All of the lines below are to be printed again exactly; images are excluded from the output.
------ COLLECTED DATA ------
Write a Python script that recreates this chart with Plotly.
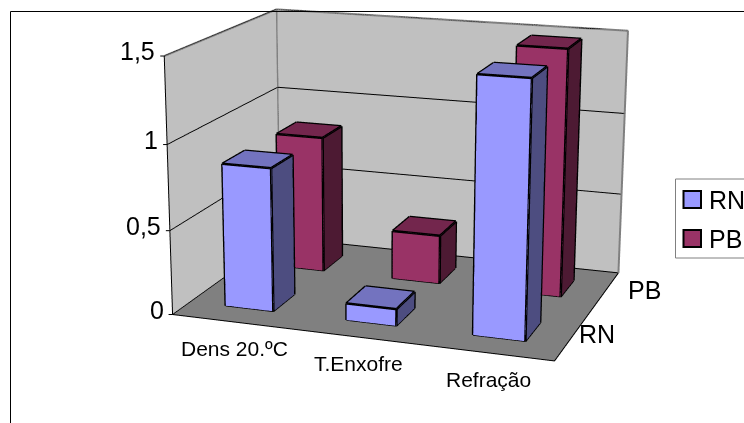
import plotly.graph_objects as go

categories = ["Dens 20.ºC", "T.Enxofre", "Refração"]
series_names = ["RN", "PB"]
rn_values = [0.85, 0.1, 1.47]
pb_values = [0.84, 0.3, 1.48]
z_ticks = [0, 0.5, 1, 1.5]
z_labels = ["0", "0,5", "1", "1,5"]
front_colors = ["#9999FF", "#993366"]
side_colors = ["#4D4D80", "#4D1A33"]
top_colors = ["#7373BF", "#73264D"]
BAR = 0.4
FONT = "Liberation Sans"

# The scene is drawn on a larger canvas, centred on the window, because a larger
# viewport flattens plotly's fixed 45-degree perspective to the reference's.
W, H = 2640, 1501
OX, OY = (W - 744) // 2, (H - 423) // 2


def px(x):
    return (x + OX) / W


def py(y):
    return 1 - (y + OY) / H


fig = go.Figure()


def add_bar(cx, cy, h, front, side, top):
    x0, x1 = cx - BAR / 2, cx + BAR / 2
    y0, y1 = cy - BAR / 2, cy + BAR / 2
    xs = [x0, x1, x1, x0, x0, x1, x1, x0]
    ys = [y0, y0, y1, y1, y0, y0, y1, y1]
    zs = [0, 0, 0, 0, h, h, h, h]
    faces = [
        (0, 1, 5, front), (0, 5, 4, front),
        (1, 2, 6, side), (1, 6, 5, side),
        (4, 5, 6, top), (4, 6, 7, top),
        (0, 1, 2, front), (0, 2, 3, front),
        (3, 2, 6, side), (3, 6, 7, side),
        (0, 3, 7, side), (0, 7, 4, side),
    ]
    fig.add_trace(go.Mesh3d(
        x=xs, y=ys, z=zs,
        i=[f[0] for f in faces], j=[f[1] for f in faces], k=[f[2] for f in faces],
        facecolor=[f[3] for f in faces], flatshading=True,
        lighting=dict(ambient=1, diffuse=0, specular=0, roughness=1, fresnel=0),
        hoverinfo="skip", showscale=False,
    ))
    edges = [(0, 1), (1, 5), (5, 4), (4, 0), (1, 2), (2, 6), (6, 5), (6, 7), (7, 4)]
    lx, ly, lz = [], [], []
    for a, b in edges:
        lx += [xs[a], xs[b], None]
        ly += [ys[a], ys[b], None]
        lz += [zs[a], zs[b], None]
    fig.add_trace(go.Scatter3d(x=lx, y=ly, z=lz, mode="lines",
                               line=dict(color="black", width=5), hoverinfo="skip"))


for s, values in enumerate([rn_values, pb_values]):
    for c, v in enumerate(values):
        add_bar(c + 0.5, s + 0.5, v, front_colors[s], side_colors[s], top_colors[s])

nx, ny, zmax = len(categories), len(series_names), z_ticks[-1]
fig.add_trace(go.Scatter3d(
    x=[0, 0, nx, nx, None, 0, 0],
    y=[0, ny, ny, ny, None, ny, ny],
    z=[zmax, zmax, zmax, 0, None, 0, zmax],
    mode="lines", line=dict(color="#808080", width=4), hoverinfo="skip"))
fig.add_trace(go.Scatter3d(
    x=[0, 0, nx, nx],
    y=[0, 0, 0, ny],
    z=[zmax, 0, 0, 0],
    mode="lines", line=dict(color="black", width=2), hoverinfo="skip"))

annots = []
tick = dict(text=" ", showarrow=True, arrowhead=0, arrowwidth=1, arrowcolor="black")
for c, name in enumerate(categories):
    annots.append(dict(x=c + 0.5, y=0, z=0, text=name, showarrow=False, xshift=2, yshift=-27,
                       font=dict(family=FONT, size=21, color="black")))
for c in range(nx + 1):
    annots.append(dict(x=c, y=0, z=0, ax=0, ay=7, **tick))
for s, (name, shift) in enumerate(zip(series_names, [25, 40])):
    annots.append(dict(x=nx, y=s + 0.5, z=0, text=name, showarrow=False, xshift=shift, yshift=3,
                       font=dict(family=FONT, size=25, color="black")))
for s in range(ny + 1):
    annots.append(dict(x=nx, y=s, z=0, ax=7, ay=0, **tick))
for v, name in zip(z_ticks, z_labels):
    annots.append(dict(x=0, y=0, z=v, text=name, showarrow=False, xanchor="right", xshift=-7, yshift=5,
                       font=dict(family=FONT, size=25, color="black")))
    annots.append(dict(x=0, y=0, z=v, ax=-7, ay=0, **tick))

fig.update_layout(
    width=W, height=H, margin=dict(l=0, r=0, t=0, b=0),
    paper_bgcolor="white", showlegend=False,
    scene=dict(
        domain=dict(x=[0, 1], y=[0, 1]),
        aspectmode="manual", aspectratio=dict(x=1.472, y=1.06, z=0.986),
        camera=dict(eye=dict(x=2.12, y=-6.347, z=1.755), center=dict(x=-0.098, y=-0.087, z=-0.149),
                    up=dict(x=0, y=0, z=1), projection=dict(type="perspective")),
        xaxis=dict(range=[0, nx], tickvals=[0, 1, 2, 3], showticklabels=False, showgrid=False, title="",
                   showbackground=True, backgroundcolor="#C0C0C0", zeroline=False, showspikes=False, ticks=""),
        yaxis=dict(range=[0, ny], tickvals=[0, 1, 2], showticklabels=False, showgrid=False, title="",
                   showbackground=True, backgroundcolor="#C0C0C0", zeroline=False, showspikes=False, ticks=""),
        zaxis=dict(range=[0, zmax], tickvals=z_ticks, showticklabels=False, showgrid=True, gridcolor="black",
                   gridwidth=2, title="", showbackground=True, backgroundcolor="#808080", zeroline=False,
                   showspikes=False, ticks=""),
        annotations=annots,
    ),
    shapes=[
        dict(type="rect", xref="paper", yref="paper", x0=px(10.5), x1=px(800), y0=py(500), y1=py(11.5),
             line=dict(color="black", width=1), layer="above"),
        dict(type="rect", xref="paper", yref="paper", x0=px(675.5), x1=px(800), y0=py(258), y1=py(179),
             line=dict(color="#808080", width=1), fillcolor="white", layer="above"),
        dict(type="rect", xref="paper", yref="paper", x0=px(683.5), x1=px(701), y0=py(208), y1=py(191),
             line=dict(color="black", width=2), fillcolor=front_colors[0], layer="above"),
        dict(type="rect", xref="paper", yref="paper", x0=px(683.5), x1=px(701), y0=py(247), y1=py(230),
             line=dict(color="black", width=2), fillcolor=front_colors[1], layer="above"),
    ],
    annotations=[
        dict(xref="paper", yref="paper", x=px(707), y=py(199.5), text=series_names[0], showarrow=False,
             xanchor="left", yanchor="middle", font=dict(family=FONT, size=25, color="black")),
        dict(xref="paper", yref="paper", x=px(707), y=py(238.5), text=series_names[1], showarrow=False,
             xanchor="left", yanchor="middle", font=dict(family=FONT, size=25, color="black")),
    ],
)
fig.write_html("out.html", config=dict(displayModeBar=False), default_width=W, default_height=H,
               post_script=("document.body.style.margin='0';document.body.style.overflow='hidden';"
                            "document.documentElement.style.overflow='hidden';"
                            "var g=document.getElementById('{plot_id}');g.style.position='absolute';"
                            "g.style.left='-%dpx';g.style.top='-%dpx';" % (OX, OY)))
------
**SOLUTION:**
Write a Python script that recreates this chart with Plotly.
import plotly.graph_objects as go

categories = ["Dens 20.ºC", "T.Enxofre", "Refração"]
series_names = ["RN", "PB"]
rn_values = [0.85, 0.1, 1.47]
pb_values = [0.84, 0.3, 1.48]
z_ticks = [0, 0.5, 1, 1.5]
z_labels = ["0", "0,5", "1", "1,5"]
front_colors = ["#9999FF", "#993366"]
side_colors = ["#4D4D80", "#4D1A33"]
top_colors = ["#7373BF", "#73264D"]
BAR = 0.4
FONT = "Liberation Sans"

# The scene is drawn on a larger canvas, centred on the window, because a larger
# viewport flattens plotly's fixed 45-degree perspective to the reference's.
W, H = 2640, 1501
OX, OY = (W - 744) // 2, (H - 423) // 2


def px(x):
    return (x + OX) / W


def py(y):
    return 1 - (y + OY) / H


fig = go.Figure()


def add_bar(cx, cy, h, front, side, top):
    x0, x1 = cx - BAR / 2, cx + BAR / 2
    y0, y1 = cy - BAR / 2, cy + BAR / 2
    xs = [x0, x1, x1, x0, x0, x1, x1, x0]
    ys = [y0, y0, y1, y1, y0, y0, y1, y1]
    zs = [0, 0, 0, 0, h, h, h, h]
    faces = [
        (0, 1, 5, front), (0, 5, 4, front),
        (1, 2, 6, side), (1, 6, 5, side),
        (4, 5, 6, top), (4, 6, 7, top),
        (0, 1, 2, front), (0, 2, 3, front),
        (3, 2, 6, side), (3, 6, 7, side),
        (0, 3, 7, side), (0, 7, 4, side),
    ]
    fig.add_trace(go.Mesh3d(
        x=xs, y=ys, z=zs,
        i=[f[0] for f in faces], j=[f[1] for f in faces], k=[f[2] for f in faces],
        facecolor=[f[3] for f in faces], flatshading=True,
        lighting=dict(ambient=1, diffuse=0, specular=0, roughness=1, fresnel=0),
        hoverinfo="skip", showscale=False,
    ))
    edges = [(0, 1), (1, 5), (5, 4), (4, 0), (1, 2), (2, 6), (6, 5), (6, 7), (7, 4)]
    lx, ly, lz = [], [], []
    for a, b in edges:
        lx += [xs[a], xs[b], None]
        ly += [ys[a], ys[b], None]
        lz += [zs[a], zs[b], None]
    fig.add_trace(go.Scatter3d(x=lx, y=ly, z=lz, mode="lines",
                               line=dict(color="black", width=5), hoverinfo="skip"))


for s, values in enumerate([rn_values, pb_values]):
    for c, v in enumerate(values):
        add_bar(c + 0.5, s + 0.5, v, front_colors[s], side_colors[s], top_colors[s])

nx, ny, zmax = len(categories), len(series_names), z_ticks[-1]
fig.add_trace(go.Scatter3d(
    x=[0, 0, nx, nx, None, 0, 0],
    y=[0, ny, ny, ny, None, ny, ny],
    z=[zmax, zmax, zmax, 0, None, 0, zmax],
    mode="lines", line=dict(color="#808080", width=4), hoverinfo="skip"))
fig.add_trace(go.Scatter3d(
    x=[0, 0, nx, nx],
    y=[0, 0, 0, ny],
    z=[zmax, 0, 0, 0],
    mode="lines", line=dict(color="black", width=2), hoverinfo="skip"))

annots = []
tick = dict(text=" ", showarrow=True, arrowhead=0, arrowwidth=1, arrowcolor="black")
for c, name in enumerate(categories):
    annots.append(dict(x=c + 0.5, y=0, z=0, text=name, showarrow=False, xshift=2, yshift=-27,
                       font=dict(family=FONT, size=21, color="black")))
for c in range(nx + 1):
    annots.append(dict(x=c, y=0, z=0, ax=0, ay=7, **tick))
for s, (name, shift) in enumerate(zip(series_names, [25, 40])):
    annots.append(dict(x=nx, y=s + 0.5, z=0, text=name, showarrow=False, xshift=shift, yshift=3,
                       font=dict(family=FONT, size=25, color="black")))
for s in range(ny + 1):
    annots.append(dict(x=nx, y=s, z=0, ax=7, ay=0, **tick))
for v, name in zip(z_ticks, z_labels):
    annots.append(dict(x=0, y=0, z=v, text=name, showarrow=False, xanchor="right", xshift=-7, yshift=5,
                       font=dict(family=FONT, size=25, color="black")))
    annots.append(dict(x=0, y=0, z=v, ax=-7, ay=0, **tick))

fig.update_layout(
    width=W, height=H, margin=dict(l=0, r=0, t=0, b=0),
    paper_bgcolor="white", showlegend=False,
    scene=dict(
        domain=dict(x=[0, 1], y=[0, 1]),
        aspectmode="manual", aspectratio=dict(x=1.472, y=1.06, z=0.986),
        camera=dict(eye=dict(x=2.12, y=-6.347, z=1.755), center=dict(x=-0.098, y=-0.087, z=-0.149),
                    up=dict(x=0, y=0, z=1), projection=dict(type="perspective")),
        xaxis=dict(range=[0, nx], tickvals=[0, 1, 2, 3], showticklabels=False, showgrid=False, title="",
                   showbackground=True, backgroundcolor="#C0C0C0", zeroline=False, showspikes=False, ticks=""),
        yaxis=dict(range=[0, ny], tickvals=[0, 1, 2], showticklabels=False, showgrid=False, title="",
                   showbackground=True, backgroundcolor="#C0C0C0", zeroline=False, showspikes=False, ticks=""),
        zaxis=dict(range=[0, zmax], tickvals=z_ticks, showticklabels=False, showgrid=True, gridcolor="black",
                   gridwidth=2, title="", showbackground=True, backgroundcolor="#808080", zeroline=False,
                   showspikes=False, ticks=""),
        annotations=annots,
    ),
    shapes=[
        dict(type="rect", xref="paper", yref="paper", x0=px(10.5), x1=px(800), y0=py(500), y1=py(11.5),
             line=dict(color="black", width=1), layer="above"),
        dict(type="rect", xref="paper", yref="paper", x0=px(675.5), x1=px(800), y0=py(258), y1=py(179),
             line=dict(color="#808080", width=1), fillcolor="white", layer="above"),
        dict(type="rect", xref="paper", yref="paper", x0=px(683.5), x1=px(701), y0=py(208), y1=py(191),
             line=dict(color="black", width=2), fillcolor=front_colors[0], layer="above"),
        dict(type="rect", xref="paper", yref="paper", x0=px(683.5), x1=px(701), y0=py(247), y1=py(230),
             line=dict(color="black", width=2), fillcolor=front_colors[1], layer="above"),
    ],
    annotations=[
        dict(xref="paper", yref="paper", x=px(707), y=py(199.5), text=series_names[0], showarrow=False,
             xanchor="left", yanchor="middle", font=dict(family=FONT, size=25, color="black")),
        dict(xref="paper", yref="paper", x=px(707), y=py(238.5), text=series_names[1], showarrow=False,
             xanchor="left", yanchor="middle", font=dict(family=FONT, size=25, color="black")),
    ],
)
fig.write_html("out.html", config=dict(displayModeBar=False), default_width=W, default_height=H,
               post_script=("document.body.style.margin='0';document.body.style.overflow='hidden';"
                            "document.documentElement.style.overflow='hidden';"
                            "var g=document.getElementById('{plot_id}');g.style.position='absolute';"
                            "g.style.left='-%dpx';g.style.top='-%dpx';" % (OX, OY)))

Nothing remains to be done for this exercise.